それは西武国分寺線の、身動きも取れないほどに混み合った登り電車の中での出来事です。
三人の女子高生が背広姿のサラリーマンたちの間で、押し潰されそうに寄り固まっていました。
「ラ ララララ ラララララ~♪」
その内の一人が突然小さいけれどはっきりと聞き取れる美しいハミングで、ぼくにも覚えのある『コンドルは飛んでいく』を歌い始めたのです。それが一体どういう経緯のことなのか判らないぼくでしたが、心持ち周囲にはばかるような気配で聞こえてくる美しいハミングの声は、決して悪い気はしませんでした。
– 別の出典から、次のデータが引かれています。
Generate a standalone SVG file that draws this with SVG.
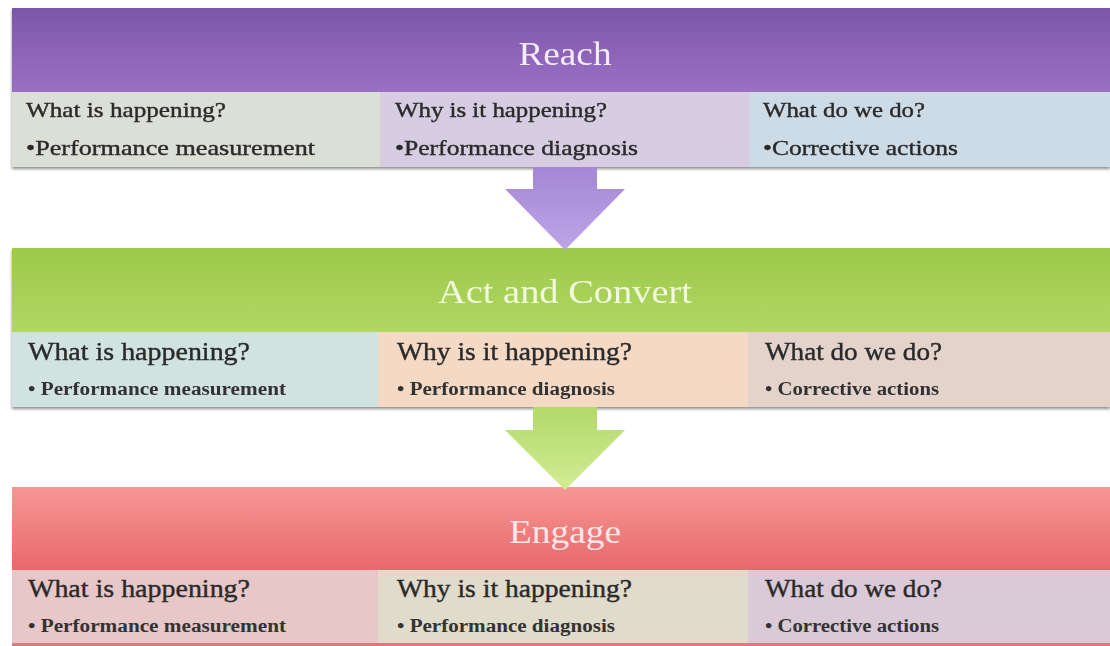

不審に思ったのは、終わりまで口ずさむとまたはじめに戻って彼女が止まずにその歌をいつまでもいつまでも歌い続けることでした。一緒にいた二人の友達もどうしていいか判らない様子で、次第に不安を隠せなくなっていきます。ぼくはぼくで、すっかりことの成り行きに釘付けになって耳を傾けていました。
すると、歌い始めた時と同じように突然、恥ずかしさと苛立ちを露わにしたその女子高生は、いつまで続くかと思われたその長い長いハミングをピタリと歌い止めたではありませんか。
「一体いつまで歌わせるつもり!」
びっくりしたのはぼくだけではありません。二人の友達も返す言葉を探し出せずに、目をしばたたいています。
「何か言いなさいよぉ!」怒っているというよりは哀願するような口調です。
「何かって・・・?」とは友達の台詞。もちろんぼくも同じ気持ちです。
そうして最後の最後にその女子高生は種明かしをしてくれたのでした。
「だからぁ、コンドルは飛んでいく、コンデルは飛んでいく、混んでるは飛んでいけぇ・・・」
最後は消え入るような口調でした。
聞こえない振りをしているのか、他の乗客は無関心のようでした。
二人の友達は、教えられるまで友人の行動を理解できなかった申し訳なさと、ようやく得心がいった安堵感から、笑い転げて見せる外ないように目に涙すら浮かべています。笑いをこらえるのに苦労したのはぼくも一緒です。
やがて終点の国分寺の駅に着いて、人の波に押されるようにホームへと吐き出され、名前もわからぬまま人込みに消えた彼女たちのお蔭で、その後の半日がとても輝いてみえたものでした。